Marty L. Proctor – COO: Yes, exactly so. That’s our intention. That’s what we’ve got scheduled with our drilling rigs.
Cristina Lopez – Macquarie Capital Markets: So then does that get you sort of a flat production volume from Q4 and Q1, and then keep building again through 2014? Then, in 2014, do you have more of a consistent spend program, or is it still going to be a front-end loaded program? I know that it’s early to talk about 2014.
Marty L. Proctor – COO: I’d rather not get too specific. All I’ll do is reinforce what I had said. I think we’re going to have (pretty much) growth through the end of this year and we expect to be increasing slightly in the Q4 – sorry – Q1 2014.
Cristina Lopez – Macquarie Capital Markets: Then speaking on rail, moving to 20,000 barrels by – being shipped by rail in the third quarter, and can you talk about the difference in pricing that you’re receiving right now on rail versus type?
James L. Bowzer – President and CEO: It hasn’t changed a lot from our previous comments, Christina.

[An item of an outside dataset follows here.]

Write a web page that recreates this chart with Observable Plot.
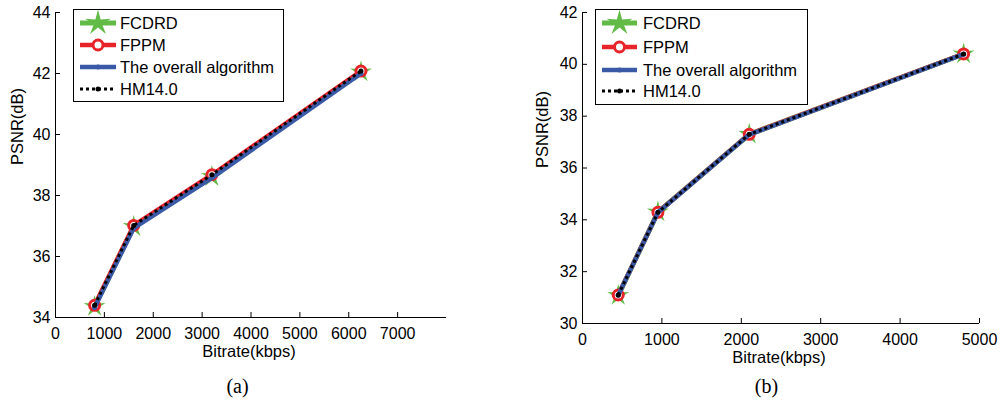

When we’re in kind of this 20%, 22% differential environment, depending on the variety of contracts we have of the 20,000 barrels today that we move, there is probably 10 or 11, maybe even 12 separate individual deals. So depending on those, it ranges when we’re in this kind of a differential environment from kind of $2 to $4, maybe $5 a barrel is the increment you pick up with the various components that it isn’t all just getting to a higher netback market. There is the quality discount, you save the diluent as well. So that’s kind of the range we’re in right now. So that’s kind of where we’re at.